*Required task*:
Copy out the whole listing exactly as written, leaving the pictures behind.

*Material*:
»»
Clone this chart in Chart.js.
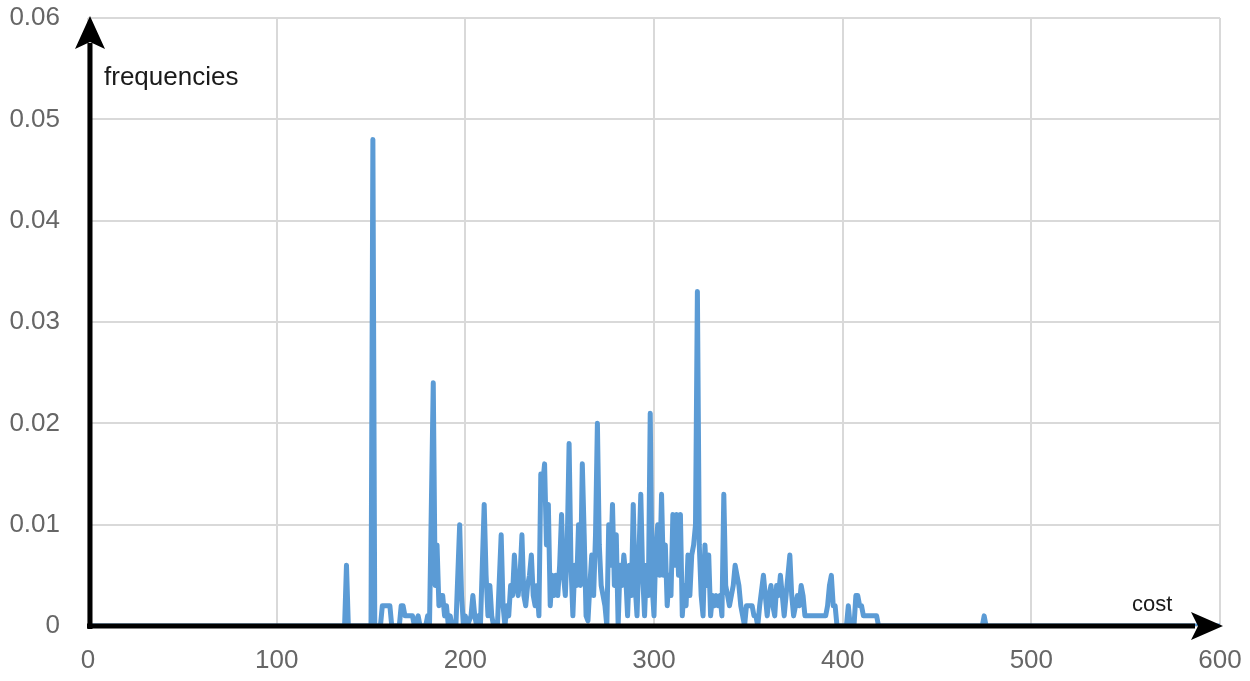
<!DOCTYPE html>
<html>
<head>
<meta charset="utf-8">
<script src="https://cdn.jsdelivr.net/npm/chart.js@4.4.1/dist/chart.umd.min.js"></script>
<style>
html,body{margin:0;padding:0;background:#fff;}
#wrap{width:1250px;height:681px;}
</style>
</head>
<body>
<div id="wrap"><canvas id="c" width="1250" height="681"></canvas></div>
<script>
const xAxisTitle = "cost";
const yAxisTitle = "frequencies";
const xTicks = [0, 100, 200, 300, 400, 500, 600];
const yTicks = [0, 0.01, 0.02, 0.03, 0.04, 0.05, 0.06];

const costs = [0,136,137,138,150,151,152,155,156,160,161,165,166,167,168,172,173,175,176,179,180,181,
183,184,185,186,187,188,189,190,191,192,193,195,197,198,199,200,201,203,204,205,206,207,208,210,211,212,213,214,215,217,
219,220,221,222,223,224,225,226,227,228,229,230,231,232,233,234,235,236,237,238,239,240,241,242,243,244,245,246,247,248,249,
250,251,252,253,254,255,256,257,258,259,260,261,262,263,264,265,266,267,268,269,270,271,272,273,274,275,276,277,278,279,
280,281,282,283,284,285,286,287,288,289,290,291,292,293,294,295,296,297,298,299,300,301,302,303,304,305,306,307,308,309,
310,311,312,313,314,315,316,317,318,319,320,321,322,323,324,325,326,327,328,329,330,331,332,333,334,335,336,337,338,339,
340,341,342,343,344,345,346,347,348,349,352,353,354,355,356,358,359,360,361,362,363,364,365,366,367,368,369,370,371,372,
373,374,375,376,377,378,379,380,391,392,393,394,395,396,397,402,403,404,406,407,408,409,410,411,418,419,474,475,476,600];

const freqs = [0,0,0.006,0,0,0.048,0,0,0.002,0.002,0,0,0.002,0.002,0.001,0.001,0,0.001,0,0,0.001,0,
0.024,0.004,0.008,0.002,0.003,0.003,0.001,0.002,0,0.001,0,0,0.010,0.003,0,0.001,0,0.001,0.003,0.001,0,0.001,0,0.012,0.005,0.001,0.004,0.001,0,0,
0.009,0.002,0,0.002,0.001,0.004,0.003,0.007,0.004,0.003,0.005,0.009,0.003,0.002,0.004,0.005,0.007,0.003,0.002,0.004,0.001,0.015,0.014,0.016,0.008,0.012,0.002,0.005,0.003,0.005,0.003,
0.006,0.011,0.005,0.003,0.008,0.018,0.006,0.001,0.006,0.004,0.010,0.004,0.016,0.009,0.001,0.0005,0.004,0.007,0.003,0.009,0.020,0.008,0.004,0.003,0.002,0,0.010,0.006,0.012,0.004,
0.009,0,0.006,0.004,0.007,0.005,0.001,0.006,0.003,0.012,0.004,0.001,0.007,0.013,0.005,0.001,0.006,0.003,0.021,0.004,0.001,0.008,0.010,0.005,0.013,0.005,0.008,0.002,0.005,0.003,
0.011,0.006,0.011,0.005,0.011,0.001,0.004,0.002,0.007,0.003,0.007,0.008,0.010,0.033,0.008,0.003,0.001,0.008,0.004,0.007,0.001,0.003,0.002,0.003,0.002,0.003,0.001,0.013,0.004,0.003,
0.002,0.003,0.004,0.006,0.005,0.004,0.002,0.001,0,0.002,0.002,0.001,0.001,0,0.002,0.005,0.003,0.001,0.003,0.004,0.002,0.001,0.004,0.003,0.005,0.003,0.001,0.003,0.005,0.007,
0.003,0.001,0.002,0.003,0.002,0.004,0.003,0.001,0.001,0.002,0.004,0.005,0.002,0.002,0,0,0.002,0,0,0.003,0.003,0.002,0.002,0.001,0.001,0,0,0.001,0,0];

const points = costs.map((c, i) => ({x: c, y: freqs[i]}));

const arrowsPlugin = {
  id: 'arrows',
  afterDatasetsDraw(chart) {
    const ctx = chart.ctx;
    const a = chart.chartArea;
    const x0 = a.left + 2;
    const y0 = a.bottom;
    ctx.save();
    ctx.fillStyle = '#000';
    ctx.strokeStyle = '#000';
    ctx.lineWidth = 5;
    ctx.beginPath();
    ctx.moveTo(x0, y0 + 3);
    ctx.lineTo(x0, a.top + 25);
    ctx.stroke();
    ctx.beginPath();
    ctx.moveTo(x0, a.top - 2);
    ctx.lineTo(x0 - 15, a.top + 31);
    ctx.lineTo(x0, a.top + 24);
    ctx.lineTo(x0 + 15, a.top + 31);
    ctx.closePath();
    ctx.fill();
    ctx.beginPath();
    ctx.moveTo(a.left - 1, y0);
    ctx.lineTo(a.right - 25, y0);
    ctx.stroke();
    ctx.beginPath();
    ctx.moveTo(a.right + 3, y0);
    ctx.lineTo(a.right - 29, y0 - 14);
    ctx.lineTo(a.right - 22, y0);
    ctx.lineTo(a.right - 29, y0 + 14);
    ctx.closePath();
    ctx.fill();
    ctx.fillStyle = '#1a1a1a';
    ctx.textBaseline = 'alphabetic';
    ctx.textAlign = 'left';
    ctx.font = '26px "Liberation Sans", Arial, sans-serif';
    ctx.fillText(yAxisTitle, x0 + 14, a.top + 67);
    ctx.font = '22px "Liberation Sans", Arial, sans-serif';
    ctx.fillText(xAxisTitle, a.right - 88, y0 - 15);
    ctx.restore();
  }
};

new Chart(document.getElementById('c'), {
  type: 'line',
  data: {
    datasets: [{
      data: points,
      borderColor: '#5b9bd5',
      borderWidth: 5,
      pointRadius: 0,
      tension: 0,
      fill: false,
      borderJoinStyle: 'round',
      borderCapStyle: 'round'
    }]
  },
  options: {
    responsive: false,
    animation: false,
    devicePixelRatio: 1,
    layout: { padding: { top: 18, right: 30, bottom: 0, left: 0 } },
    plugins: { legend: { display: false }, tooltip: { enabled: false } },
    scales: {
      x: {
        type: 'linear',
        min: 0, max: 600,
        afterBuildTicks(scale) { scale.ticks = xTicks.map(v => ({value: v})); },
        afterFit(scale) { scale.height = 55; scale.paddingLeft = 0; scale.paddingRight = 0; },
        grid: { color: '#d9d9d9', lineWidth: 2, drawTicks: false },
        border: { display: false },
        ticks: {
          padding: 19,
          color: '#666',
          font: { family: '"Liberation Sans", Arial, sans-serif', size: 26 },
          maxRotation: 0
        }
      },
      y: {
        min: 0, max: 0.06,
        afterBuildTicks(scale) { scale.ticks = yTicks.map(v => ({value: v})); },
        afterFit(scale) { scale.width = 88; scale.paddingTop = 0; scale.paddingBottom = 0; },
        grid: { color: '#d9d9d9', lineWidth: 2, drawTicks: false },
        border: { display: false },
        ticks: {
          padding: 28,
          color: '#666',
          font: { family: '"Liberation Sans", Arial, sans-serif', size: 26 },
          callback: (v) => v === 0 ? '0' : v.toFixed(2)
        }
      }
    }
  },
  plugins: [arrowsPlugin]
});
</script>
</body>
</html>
««
*Task answer*:
Clone this chart in Chart.js.
<!DOCTYPE html>
<html>
<head>
<meta charset="utf-8">
<script src="https://cdn.jsdelivr.net/npm/chart.js@4.4.1/dist/chart.umd.min.js"></script>
<style>
html,body{margin:0;padding:0;background:#fff;}
#wrap{width:1250px;height:681px;}
</style>
</head>
<body>
<div id="wrap"><canvas id="c" width="1250" height="681"></canvas></div>
<script>
const xAxisTitle = "cost";
const yAxisTitle = "frequencies";
const xTicks = [0, 100, 200, 300, 400, 500, 600];
const yTicks = [0, 0.01, 0.02, 0.03, 0.04, 0.05, 0.06];

const costs = [0,136,137,138,150,151,152,155,156,160,161,165,166,167,168,172,173,175,176,179,180,181,
183,184,185,186,187,188,189,190,191,192,193,195,197,198,199,200,201,203,204,205,206,207,208,210,211,212,213,214,215,217,
219,220,221,222,223,224,225,226,227,228,229,230,231,232,233,234,235,236,237,238,239,240,241,242,243,244,245,246,247,248,249,
250,251,252,253,254,255,256,257,258,259,260,261,262,263,264,265,266,267,268,269,270,271,272,273,274,275,276,277,278,279,
280,281,282,283,284,285,286,287,288,289,290,291,292,293,294,295,296,297,298,299,300,301,302,303,304,305,306,307,308,309,
310,311,312,313,314,315,316,317,318,319,320,321,322,323,324,325,326,327,328,329,330,331,332,333,334,335,336,337,338,339,
340,341,342,343,344,345,346,347,348,349,352,353,354,355,356,358,359,360,361,362,363,364,365,366,367,368,369,370,371,372,
373,374,375,376,377,378,379,380,391,392,393,394,395,396,397,402,403,404,406,407,408,409,410,411,418,419,474,475,476,600];

const freqs = [0,0,0.006,0,0,0.048,0,0,0.002,0.002,0,0,0.002,0.002,0.001,0.001,0,0.001,0,0,0.001,0,
0.024,0.004,0.008,0.002,0.003,0.003,0.001,0.002,0,0.001,0,0,0.010,0.003,0,0.001,0,0.001,0.003,0.001,0,0.001,0,0.012,0.005,0.001,0.004,0.001,0,0,
0.009,0.002,0,0.002,0.001,0.004,0.003,0.007,0.004,0.003,0.005,0.009,0.003,0.002,0.004,0.005,0.007,0.003,0.002,0.004,0.001,0.015,0.014,0.016,0.008,0.012,0.002,0.005,0.003,0.005,0.003,
0.006,0.011,0.005,0.003,0.008,0.018,0.006,0.001,0.006,0.004,0.010,0.004,0.016,0.009,0.001,0.0005,0.004,0.007,0.003,0.009,0.020,0.008,0.004,0.003,0.002,0,0.010,0.006,0.012,0.004,
0.009,0,0.006,0.004,0.007,0.005,0.001,0.006,0.003,0.012,0.004,0.001,0.007,0.013,0.005,0.001,0.006,0.003,0.021,0.004,0.001,0.008,0.010,0.005,0.013,0.005,0.008,0.002,0.005,0.003,
0.011,0.006,0.011,0.005,0.011,0.001,0.004,0.002,0.007,0.003,0.007,0.008,0.010,0.033,0.008,0.003,0.001,0.008,0.004,0.007,0.001,0.003,0.002,0.003,0.002,0.003,0.001,0.013,0.004,0.003,
0.002,0.003,0.004,0.006,0.005,0.004,0.002,0.001,0,0.002,0.002,0.001,0.001,0,0.002,0.005,0.003,0.001,0.003,0.004,0.002,0.001,0.004,0.003,0.005,0.003,0.001,0.003,0.005,0.007,
0.003,0.001,0.002,0.003,0.002,0.004,0.003,0.001,0.001,0.002,0.004,0.005,0.002,0.002,0,0,0.002,0,0,0.003,0.003,0.002,0.002,0.001,0.001,0,0,0.001,0,0];

const points = costs.map((c, i) => ({x: c, y: freqs[i]}));

const arrowsPlugin = {
  id: 'arrows',
  afterDatasetsDraw(chart) {
    const ctx = chart.ctx;
    const a = chart.chartArea;
    const x0 = a.left + 2;
    const y0 = a.bottom;
    ctx.save();
    ctx.fillStyle = '#000';
    ctx.strokeStyle = '#000';
    ctx.lineWidth = 5;
    ctx.beginPath();
    ctx.moveTo(x0, y0 + 3);
    ctx.lineTo(x0, a.top + 25);
    ctx.stroke();
    ctx.beginPath();
    ctx.moveTo(x0, a.top - 2);
    ctx.lineTo(x0 - 15, a.top + 31);
    ctx.lineTo(x0, a.top + 24);
    ctx.lineTo(x0 + 15, a.top + 31);
    ctx.closePath();
    ctx.fill();
    ctx.beginPath();
    ctx.moveTo(a.left - 1, y0);
    ctx.lineTo(a.right - 25, y0);
    ctx.stroke();
    ctx.beginPath();
    ctx.moveTo(a.right + 3, y0);
    ctx.lineTo(a.right - 29, y0 - 14);
    ctx.lineTo(a.right - 22, y0);
    ctx.lineTo(a.right - 29, y0 + 14);
    ctx.closePath();
    ctx.fill();
    ctx.fillStyle = '#1a1a1a';
    ctx.textBaseline = 'alphabetic';
    ctx.textAlign = 'left';
    ctx.font = '26px "Liberation Sans", Arial, sans-serif';
    ctx.fillText(yAxisTitle, x0 + 14, a.top + 67);
    ctx.font = '22px "Liberation Sans", Arial, sans-serif';
    ctx.fillText(xAxisTitle, a.right - 88, y0 - 15);
    ctx.restore();
  }
};

new Chart(document.getElementById('c'), {
  type: 'line',
  data: {
    datasets: [{
      data: points,
      borderColor: '#5b9bd5',
      borderWidth: 5,
      pointRadius: 0,
      tension: 0,
      fill: false,
      borderJoinStyle: 'round',
      borderCapStyle: 'round'
    }]
  },
  options: {
    responsive: false,
    animation: false,
    devicePixelRatio: 1,
    layout: { padding: { top: 18, right: 30, bottom: 0, left: 0 } },
    plugins: { legend: { display: false }, tooltip: { enabled: false } },
    scales: {
      x: {
        type: 'linear',
        min: 0, max: 600,
        afterBuildTicks(scale) { scale.ticks = xTicks.map(v => ({value: v})); },
        afterFit(scale) { scale.height = 55; scale.paddingLeft = 0; scale.paddingRight = 0; },
        grid: { color: '#d9d9d9', lineWidth: 2, drawTicks: false },
        border: { display: false },
        ticks: {
          padding: 19,
          color: '#666',
          font: { family: '"Liberation Sans", Arial, sans-serif', size: 26 },
          maxRotation: 0
        }
      },
      y: {
        min: 0, max: 0.06,
        afterBuildTicks(scale) { scale.ticks = yTicks.map(v => ({value: v})); },
        afterFit(scale) { scale.width = 88; scale.paddingTop = 0; scale.paddingBottom = 0; },
        grid: { color: '#d9d9d9', lineWidth: 2, drawTicks: false },
        border: { display: false },
        ticks: {
          padding: 28,
          color: '#666',
          font: { family: '"Liberation Sans", Arial, sans-serif', size: 26 },
          callback: (v) => v === 0 ? '0' : v.toFixed(2)
        }
      }
    }
  },
  plugins: [arrowsPlugin]
});
</script>
</body>
</html>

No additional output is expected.